Ronnie Self was notorious for constantly moving back and forth on stage while singing (screaming?), more of a frantic running and squating than Elvis-style gyrating in place. His manager, in fact, dubbed him “Mr. Frantic” to help explain his kinetics. You got to admit that photo above makes one want to go back in time and listen to a group that has fiddle, bass fiddle, drums and gui-tar!
Give a listen to some classic Ronnie Self and dig his vocal style. How a guy could sing a whole gig this way and not lose his voice is beyond me. Also keep in mind that he has some street cred too in that he actually was a juvenile delinquent in real life (vandalism arrest?). It’s guys like Self that made conservative parents fear for their daughters’ safety.
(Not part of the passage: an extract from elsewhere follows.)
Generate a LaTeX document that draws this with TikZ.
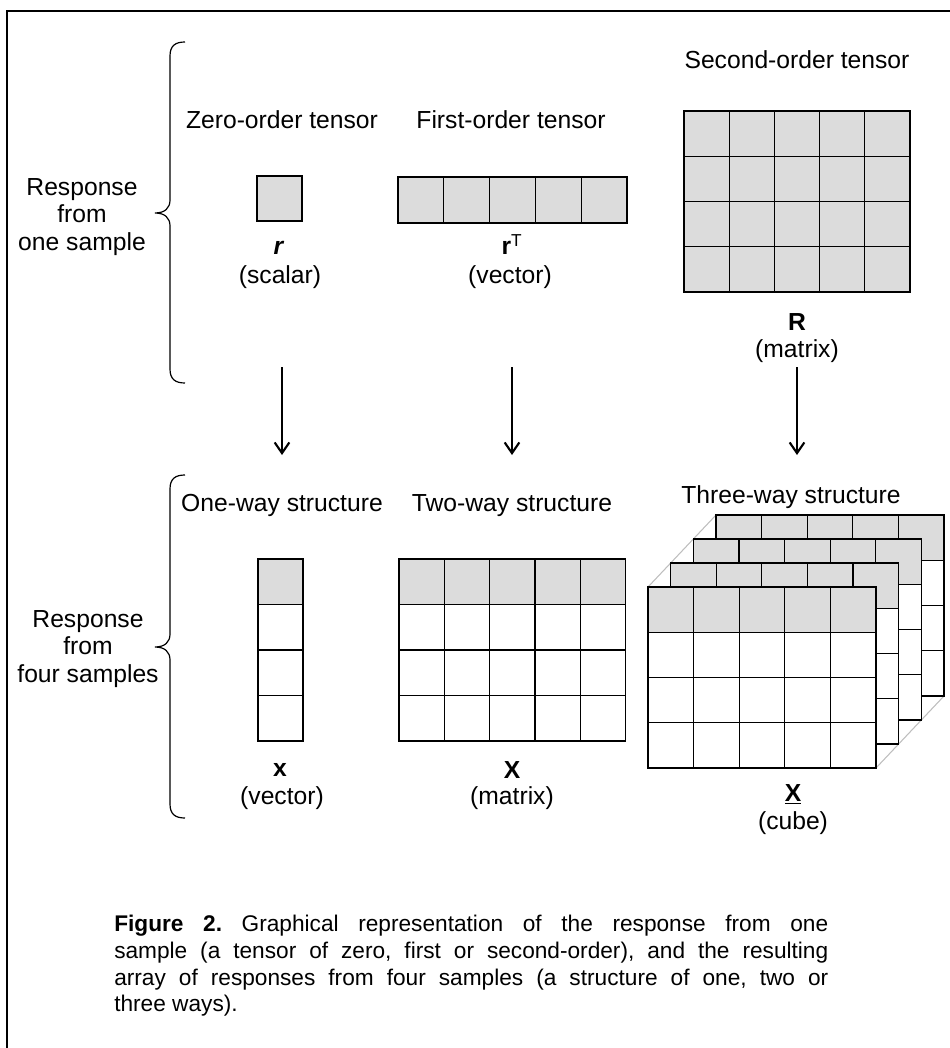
\documentclass[tikz,border=0pt]{standalone}
\usepackage{fontspec}
\setmainfont{Liberation Sans}
\usetikzlibrary{arrows.meta}
\definecolor{cellgray}{RGB}{220,220,220}
\definecolor{edgegray}{RGB}{190,190,190}
\newcommand{\mygrid}[7]{%
  \fill[white] (#1,#2) rectangle ++({#3*#5},{#4*#6});
  \ifnum#7>0 \fill[cellgray] (#1,#2) rectangle ++({#3*#5},{#7*#6}); \fi
  \foreach \c in {0,...,#3} \draw[gridline] ({#1+\c*#5},#2) -- ++(0,{#4*#6});
  \foreach \r in {0,...,#4} \draw[gridline] (#1,{#2+\r*#6}) -- ++({#3*#5},0);
}
\begin{document}
\begin{tikzpicture}[x=0.75pt,y=-0.75pt,
  lbl/.style={font=\fontsize{18.5}{20.5}\selectfont, inner sep=0pt, anchor=base},
  side/.style={font=\fontsize{18.5}{20.5}\selectfont, inner sep=0pt, align=center},
  gridline/.style={line width=0.9pt, line cap=rect},
  bracepath/.style={line width=0.9pt},
  arr/.style={line width=1.6pt, -{Straight Barb[length=8pt,width=11pt,line width=1.6pt]}}]
\useasboundingbox (0,0) rectangle (949,1048);
% frame
\draw[line width=1.6pt] (7,1052) -- (7,11) -- (953,11);

% braces
\draw[bracepath] (185,42) .. controls (175,42) and (170,46) .. (170,56) -- (170,200)
  .. controls (170,208) and (165,213) .. (155,213)
  .. controls (165,213) and (170,218) .. (170,226) -- (170,369)
  .. controls (170,379) and (175,383) .. (185,383);
\draw[bracepath] (185,475) .. controls (175,475) and (170,479) .. (170,489) -- (170,634)
  .. controls (170,642) and (165,647) .. (155,647)
  .. controls (165,647) and (170,652) .. (170,660) -- (170,804)
  .. controls (170,814) and (175,818) .. (185,818);

\node[side] (resp1) at (82,217) {Response\\from\\one sample};
\node[side] (resp4) at (88,649) {Response\\from\\four samples};

% top row
\node[lbl] (t2) at (797,69) {Second-order tensor};
\node[lbl] (t0) at (282,129) {Zero-order tensor};
\node[lbl] (t1) at (511,129) {First-order tensor};

\mygrid{257}{176}{1}{1}{45}{45}{1}
\mygrid{398}{177}{5}{1}{45.8}{46}{1}
\mygrid{684}{111}{5}{4}{45.2}{45.25}{4}

\node[lbl] (s0) at (279,255) {\textbf{\textit{r}}};
\node[lbl] (s0b) at (280,284) {(scalar)};
\node[lbl] (v1) at (512,255) {\textbf{r}\textsuperscript{T}};
\node[lbl] (v1b) at (510,284) {(vector)};
\node[lbl] (m2) at (797,330) {\textbf{R}};
\node[lbl] (m2b) at (797,357) {(matrix)};

% arrows
\coordinate (a0s) at (282,367); \coordinate (a0e) at (282,455);
\coordinate (a1s) at (512,367); \coordinate (a1e) at (512,455);
\coordinate (a2s) at (797,367); \coordinate (a2e) at (797,455);
\draw[arr] (a0s) -- (a0e);
\draw[arr] (a1s) -- (a1e);
\draw[arr] (a2s) -- (a2e);

% bottom row
\node[lbl] (w1) at (282,511) {One-way structure};
\node[lbl] (w2) at (512,511) {Two-way structure};
\node[lbl] (w3) at (791,503) {Three-way structure};

\mygrid{258}{559}{1}{4}{45}{45.5}{1}
\mygrid{399}{559}{5}{4}{45.3}{45.5}{1}

% cube
\draw[edgegray, line width=0.8pt] (648,587) -- (716,515);
\draw[edgegray, line width=0.8pt] (876,587) -- (944,515);
\draw[edgegray, line width=0.8pt] (876,768) -- (944,696);
\foreach \k in {3,2,1,0} {
  \pgfmathsetmacro{\sx}{648+22.667*\k}
  \pgfmathsetmacro{\sy}{587-24*\k}
  \mygrid{\sx}{\sy}{5}{4}{45.6}{45.25}{1}
}

\node[lbl] (xv) at (280,776) {\textbf{x}};
\node[lbl] (xvb) at (282,804) {(vector)};
\node[lbl] (xm) at (512,778) {\textbf{X}};
\node[lbl] (xmb) at (512,804) {(matrix)};
\node[lbl] (xc) at (793,801) {\underline{\textbf{X}}};
\node[lbl] (xcb) at (793,829) {(cube)};

% caption
\node[anchor=north west, inner sep=0pt, text width=535.5pt, align=justify,
  font=\fontsize{17}{20}\selectfont] (cap) at (114,915)
  {\frenchspacing\hyphenpenalty=10000\exhyphenpenalty=10000\textbf{Figure 2.} Graphical representation of the response from one\linebreak sample (a tensor of zero, first or second-order), and the resulting\linebreak array of responses from four samples (a structure of one, two or\linebreak three ways).};
\end{tikzpicture}
\end{document}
This was the age of the two-minute song, so it won’t take up too much of your time:
ABOUT THE BUS
The awesome tour bus on the cover of the Country Music Show LP is a custom Flxible Vistaliner (VL 100).
The Vistaliner was a competitor to GMC’s more famous Scenicruiser.
The Raymond Lowey-influenced Scenicrusier, a superior and more sexy 3-axle, dual-level bus, is the one that is still considered an American design “icon.” To me, it’s just a well-designed and attractive bus, more attractive than the VL100. One could say that the Vistaliner is to the Scenicrusier as Ronnie Self is to Elvis. It’s kinda like that.